Every Georgian is familiar with the giant, blue blooms of the hydrangea that bless everyone with their whimsical, snowball-like appearance each summer. They are beautiful, and the blooms last long into late summer/early fall months. But what about pink hydrangeas? Sometimes, hydrangeas exist in a multitude of colors from pink to blue. More importantly, you can control your hydrangea bloom color by controlling the pH of the soil.
You may be wondering why anyone would want to stray from the vibrant, pastel hue of classic blue hydrangeas. The answer is variety. In a world of blue hydrangeas, pink hydrangeas stand out as unique and beautiful. In other areas of the world, where pink hydrangeas dominate, blue is the preferred color.
The blue color comes from Georgia’s acidic soil, which contains aluminum ions that cause the Hydrangea bloom to change color. It isn’t actually the bloom. Like the dogwood tree, the part of hydrangeas recognized as its blooms are actually modified leaves. These color-changing leaves are called sepals, and they respond to changes in pH. Pink hydrangeas respond to alkaline soil, or soil with a higher pH.
Changing your soil pH for one plant can be accomplished during the watering process. To change to pink hydrangeas, lime should be mixed with water and applied to the plant. If you are looking for blue hydrangeas, it should be sulfur…or maybe some aluminum sulfate.
Hydrangeas will not change color overnight. They may not even change in one growing season, but you should see some results within two growing seasons. The change from pink to blue gives your landscape an entirely new feel. It can be very refreshing to have such a color change without having to establish new plants.

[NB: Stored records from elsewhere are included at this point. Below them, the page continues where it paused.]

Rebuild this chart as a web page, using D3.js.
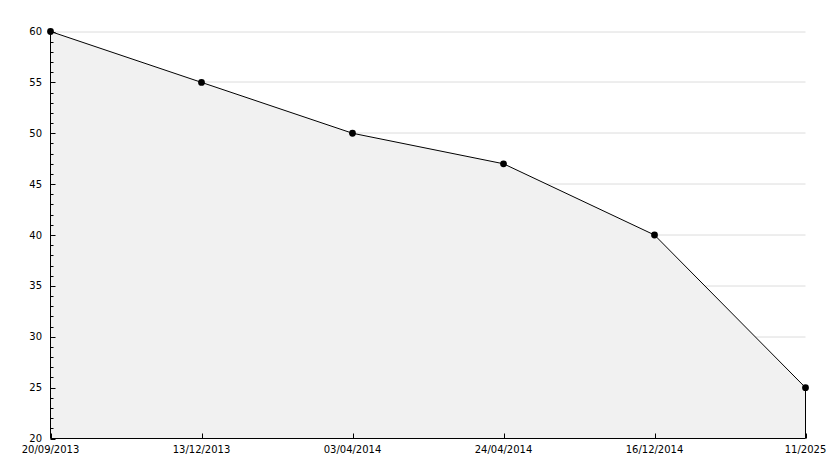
<!DOCTYPE html>
<html><head><meta charset="utf-8">
<script src="https://cdn.jsdelivr.net/npm/d3@7"></script>
<style>body{margin:0;background:#fff}svg{display:block}text{font-family:"DejaVu Sans",Verdana,sans-serif;font-size:10px;fill:#000}</style>
</head><body><svg id="c" width="834" height="468"></svg>
<script>
const categories = ["20/09/2013","13/12/2013","03/04/2014","24/04/2014","16/12/2014","11/2025"];
const values = [60,55,50,47,40,25];
const yTicks = [20,25,30,35,40,45,50,55,60];

const svg = d3.select("#c");
const L=50.5, R=805.5, T=31.5, B=438.5;
const x = d3.scalePoint().domain(categories).range([L,R]);
const y = d3.scaleLinear().domain([20,60]).range([B,T]);

// grid
svg.append("g").selectAll("line").data(yTicks.slice(1)).join("line")
  .attr("x1",L).attr("x2",R).attr("y1",d=>Math.round(y(d))).attr("y2",d=>Math.round(y(d)))
  .attr("stroke","#dcdcdc").attr("stroke-width",1);

// area
const data = categories.map((c,i)=>({c,v:values[i]}));
svg.append("path").datum(data)
  .attr("d", d3.area().x(d=>x(d.c)).y0(B).y1(d=>y(d.v)))
  .attr("fill","#f1f1f1").attr("stroke","none");
svg.append("line").attr("x1",R).attr("x2",R).attr("y1",y(values[values.length-1])).attr("y2",B).attr("stroke","#000");
svg.append("path").datum(data)
  .attr("d", d3.line().x(d=>x(d.c)).y(d=>y(d.v)))
  .attr("fill","none").attr("stroke","#000").attr("stroke-width",1);

// y axis
const ya = svg.append("g");
ya.append("line").attr("x1",L).attr("x2",L).attr("y1",T).attr("y2",B).attr("stroke","#000");
const minor = d3.range(20,61,1);
ya.selectAll("line.m").data(minor).join("line").attr("class","m")
  .attr("x1",L).attr("x2",d=>L+(d%5===0?5:3)).attr("y1",d=>Math.round(y(d))).attr("y2",d=>Math.round(y(d)))
  .attr("stroke","#000").attr("transform","translate(0,0.5)");
ya.selectAll("text").data(yTicks).join("text")
  .attr("x",42).attr("y",d=>y(d)).attr("dy","0.35em").attr("text-anchor","end").text(d=>d);

// x axis
const xa = svg.append("g");
xa.append("line").attr("x1",L).attr("x2",R).attr("y1",B).attr("y2",B).attr("stroke","#000");
xa.selectAll("line.t").data(categories).join("line").attr("class","t")
  .attr("x1",d=>Math.round(x(d))+0.5).attr("x2",d=>Math.round(x(d))+0.5).attr("y1",B).attr("y2",B-5).attr("stroke","#000");
xa.selectAll("text").data(categories).join("text")
  .attr("x",d=>x(d)).attr("y",B+11).attr("dy","0.35em").attr("text-anchor","middle").text(d=>d);

// markers
svg.append("g").selectAll("path").data(data).join("path")
  .attr("transform",d=>`translate(${x(d.c)},${y(d.v)})`)
  .attr("d", d3.symbol(d3.symbolCircle, 36)).attr("fill","#000");
</script></body></html>
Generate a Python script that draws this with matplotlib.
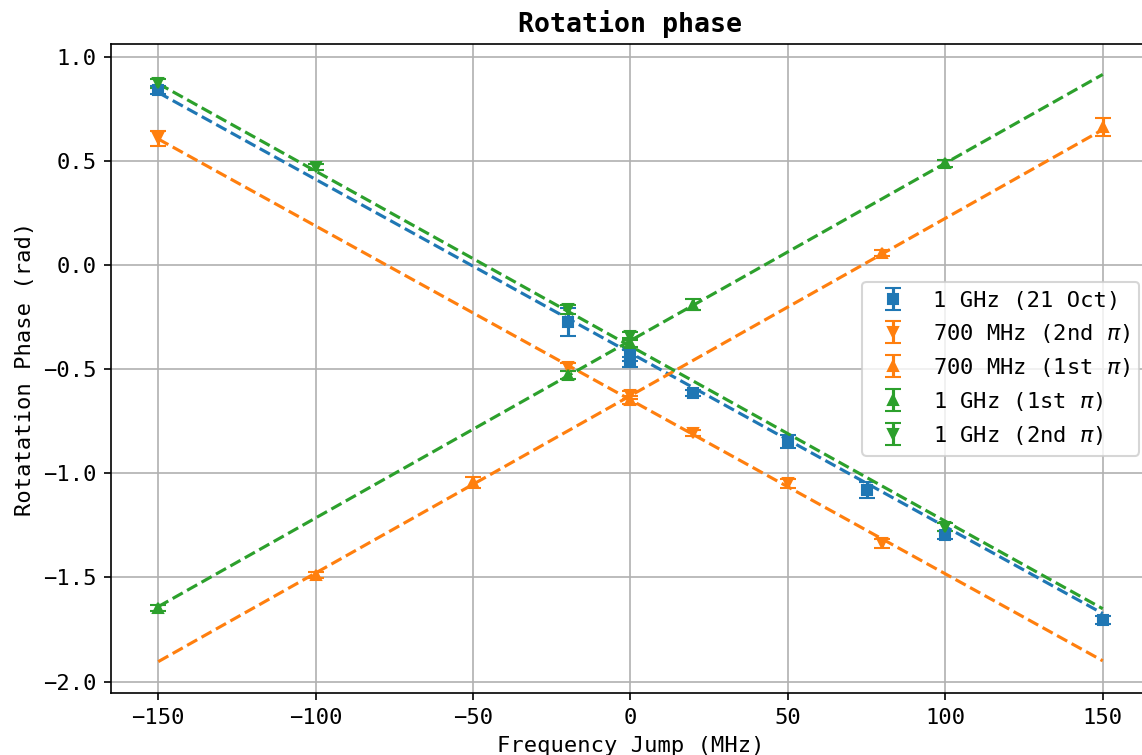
import matplotlib
matplotlib.use("Agg")
import matplotlib.pyplot as plt
import numpy as np

plt.rcParams['font.family'] = ['DejaVu Sans Mono', 'DejaVu Sans']
plt.rcParams['font.size'] = 10.6

# data (frekuensi MHz, fase rad, error rad)
x_blue = [-150, -20, 0, 0, 20, 50, 75, 100, 150]
y_blue = [0.84, -0.272, -0.435, -0.465, -0.616, -0.848, -1.080, -1.296, -1.704]
e_blue = [0.02, 0.067, 0.025, 0.025, 0.015, 0.03, 0.04, 0.02, 0.02]

x_or2 = [-150, -20, 0, 20, 50, 80]
y_or2 = [0.608, -0.491, -0.625, -0.808, -1.048, -1.336]
e_or2 = [0.035, 0.02, 0.02, 0.015, 0.02, 0.02]

x_or1 = [-100, -50, 0, 80, 150]
y_or1 = [-1.488, -1.043, -0.648, 0.056, 0.661]
e_or1 = [0.015, 0.025, 0.02, 0.015, 0.043]

x_gr1 = [-150, -20, 0, 20, 100]
y_gr1 = [-1.648, -0.528, -0.372, -0.190, 0.488]
e_gr1 = [0.015, 0.02, 0.02, 0.025, 0.015]

x_gr2 = [-150, -100, 0, -20, 100]
y_gr2 = [0.872, 0.472, -0.340, -0.213, -1.256]
e_gr2 = [0.02, 0.015, 0.02, 0.02, 0.02]

# garis fit (titik ujung pada -150 dan 150 MHz)
fit_x = [-150, 150]
fit_blue = [0.828, -1.673]
fit_or2 = [0.605, -1.900]
fit_or1 = [-1.904, 0.650]
fit_gr1 = [-1.640, 0.915]
fit_gr2 = [0.871, -1.650]

fig = plt.figure(figsize=(1142 / 150, 755 / 150), dpi=150)
ax = fig.add_axes([0.0972, 0.0817, 0.9098, 0.86])

opts = dict(linestyle='none', capsize=4, markersize=5)
ax.errorbar(x_blue, y_blue, yerr=e_blue, fmt='s', color='C0', label='1 GHz (21 Oct)', **opts)
ax.errorbar(x_or2, y_or2, yerr=e_or2, fmt='v', color='C1', label=r'700 MHz (2nd $\pi$)', **opts)
ax.errorbar(x_or1, y_or1, yerr=e_or1, fmt='^', color='C1', label=r'700 MHz (1st $\pi$)', **opts)
ax.errorbar(x_gr1, y_gr1, yerr=e_gr1, fmt='^', color='C2', label=r'1 GHz (1st $\pi$)', **opts)
ax.errorbar(x_gr2, y_gr2, yerr=e_gr2, fmt='v', color='C2', label=r'1 GHz (2nd $\pi$)', **opts)

ax.plot(fit_x, fit_blue, '--', color='C0')
ax.plot(fit_x, fit_or2, '--', color='C1')
ax.plot(fit_x, fit_or1, '--', color='C1')
ax.plot(fit_x, fit_gr1, '--', color='C2')
ax.plot(fit_x, fit_gr2, '--', color='C2')

ax.set_xlim(-165, 165)
ax.set_ylim(-2.056, 1.061)
ax.grid(True)
ax.set_xlabel('Frequency Jump (MHz)')
ax.set_ylabel('Rotatation Phase (rad)')
ax.set_title('Rotation phase', fontweight='bold')
ax.legend(loc='center right')

fig.savefig('out.png', dpi=150)
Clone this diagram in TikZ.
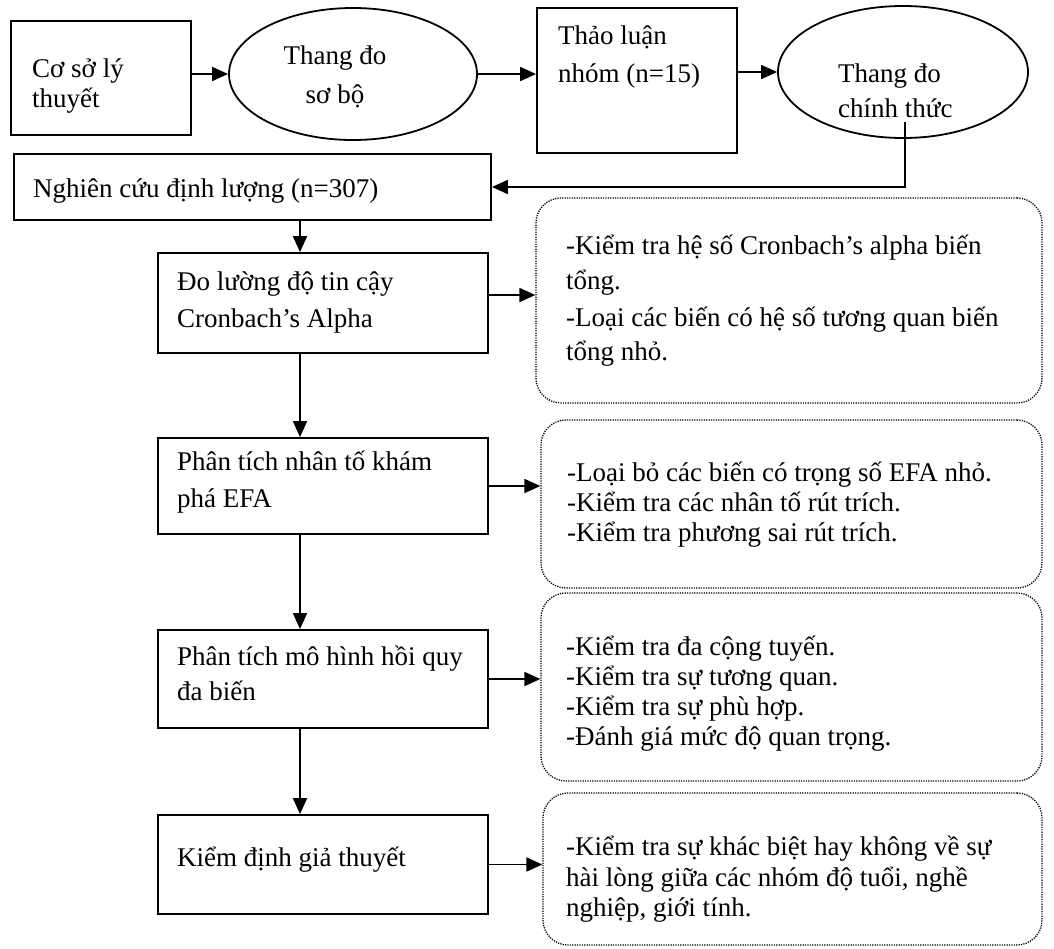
\documentclass[tikz,border=0pt]{standalone}
\usepackage{fontspec}
\setmainfont{Liberation Serif}
\usetikzlibrary{arrows.meta,shapes.geometric}
\begin{document}
\begin{tikzpicture}[x=1pt,y=-1pt,
  box/.style={draw,line width=1.8pt,rectangle,inner sep=0pt},
  ell/.style={draw,line width=1.8pt,ellipse,inner sep=0pt},
  note/.style={draw,line width=1.3pt,dash pattern=on 1.2pt off 1.2pt,rounded corners=25pt,inner sep=0pt},
  txt/.style={anchor=base west,inner sep=0pt,font=\fontsize{27pt}{31pt}\selectfont},
  ctxt/.style={anchor=base,inner sep=0pt,font=\fontsize{27pt}{31pt}\selectfont},
  arr/.style={line width=1.8pt,-{Triangle[length=16pt,width=14pt]}}]
\useasboundingbox[fill=white] (0,0) rectangle (1054,948);

% shapes
\node[box,minimum width=180pt,minimum height=114pt] (b1) at (101,78) {};
\node[ell,minimum width=248pt,minimum height=132pt] (e1) at (353,74) {};
\node[box,minimum width=200pt,minimum height=145pt] (b3) at (637,80.5) {};
\node[ell,minimum width=250pt,minimum height=132pt] (e2) at (903,72) {};
\node[box,minimum width=477pt,minimum height=66pt] (nq) at (252.5,187) {};
\node[box,minimum width=330pt,minimum height=100pt] (s1) at (323,303) {};
\node[box,minimum width=330pt,minimum height=96pt] (s2) at (323,486) {};
\node[box,minimum width=330pt,minimum height=98pt] (s3) at (323,679) {};
\node[box,minimum width=330pt,minimum height=99pt] (s4) at (323,864.5) {};
\node[note,minimum width=506pt,minimum height=205pt] (d1) at (789,300.5) {};
\node[note,minimum width=501pt,minimum height=168pt] (d2) at (791.5,504) {};
\node[note,minimum width=501pt,minimum height=188pt] (d3) at (791.5,687) {};
\node[note,minimum width=499pt,minimum height=152pt] (d4) at (792.5,869) {};

% texts
\node[txt] (t1a) at (32,77) {Cơ sở lý};
\node[txt] (t1b) at (32,107) {thuyết};
\node[ctxt] (t2a) at (335,64) {Thang đo};
\node[ctxt] (t2b) at (335,103) {sơ bộ};
\node[txt] (t3a) at (558,44) {Thảo luận};
\node[txt] (t3b) at (558,82) {nhóm (n=15)};
\node[txt] (t4a) at (838,82) {Thang đo};
\node[txt] (t4b) at (838,117) {chính thức};
\node[txt] (t5) at (33,197) {Nghiên cứu định lượng (n=307)};
\node[txt] (t6a) at (177,290) {Đo lường độ tin cậy};
\node[txt] (t6b) at (177,327) {Cronbach’s Alpha};
\node[txt] (t7a) at (177,470) {Phân tích nhân tố khám};
\node[txt] (t7b) at (177,507) {phá EFA};
\node[txt] (t8a) at (177,665) {Phân tích mô hình hồi quy};
\node[txt] (t8b) at (177,700) {đa biến};
\node[txt] (t9) at (177,866) {Kiểm định giả thuyết};
\node[txt] (n1a) at (566,254) {-Kiểm tra hệ số Cronbach’s alpha biến};
\node[txt] (n1b) at (566,289) {tổng.};
\node[txt] (n1c) at (566,326) {-Loại các biến có hệ số tương quan biến};
\node[txt] (n1d) at (566,360) {tổng nhỏ.};
\node[txt] (n2a) at (567,481) {-Loại bỏ các biến có trọng số EFA nhỏ.};
\node[txt] (n2b) at (567,511) {-Kiểm tra các nhân tố rút trích.};
\node[txt] (n2c) at (567,541) {-Kiểm tra phương sai rút trích.};
\node[txt] (n3a) at (566,655) {-Kiểm tra đa cộng tuyến.};
\node[txt] (n3b) at (566,685) {-Kiểm tra sự tương quan.};
\node[txt] (n3c) at (566,715) {-Kiểm tra sự phù hợp.};
\node[txt] (n3d) at (566,745) {-Đánh giá mức độ quan trọng.};
\node[txt] (n4a) at (566,855) {-Kiểm tra sự khác biệt hay không về sự};
\node[txt] (n4b) at (566,886) {hài lòng giữa các nhóm độ tuổi, nghề};
\node[txt] (n4c) at (566,916) {nghiệp, giới tính.};

% helper coordinates
\coordinate (ax) at (300,0);
\coordinate (c1) at (905,122);
\coordinate (r1) at (0,295);

% connectors
\draw[arr] (b1.east |- e1.west) -- (e1.west);
\draw[arr] (e1.east) -- (e1.east -| b3.west);
\draw[arr] (b3.east |- e2.west) -- (e2.west);
\draw[arr] (c1) |- (nq.east);
\draw[arr] (nq.south -| ax) -- (s1.north -| ax);
\draw[arr] (s1.south -| ax) -- (s2.north -| ax);
\draw[arr] (s2.south -| ax) -- (s3.north -| ax);
\draw[arr] (s3.south -| ax) -- (s4.north -| ax);
\draw[arr] (s1.east |- r1) -- (d1.west |- r1);
\draw[arr] (s2.east) -- (s2.east -| d2.west);
\draw[arr] (s3.east) -- (s3.east -| d3.west);
\draw[arr] (s4.east) -- (s4.east -| d4.west);
\end{tikzpicture}
\end{document}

Other ways to increase acidity for blue hydrangeas include the application of ground citrus peels, egg shells, or coffee grounds.
Hydrangeas are often taken for granted in Georgia landscapes because they are relatively easy to grow, and they have long-lasting blooms that make homeowners happy with their minimal effort. However, they can also be a fun project in the science of pH. Seeing your hydrangea color change over the years will be a rewarding show of your gardening efforts.
Pink or blue….or anywhere in between, hydrangeas are a common southern flower of which it is difficult to tire. The blooms, or sepals, are beautiful in any color. However, if you want a change, it is an option if you want to play around a little with soil acidity or alkalinity.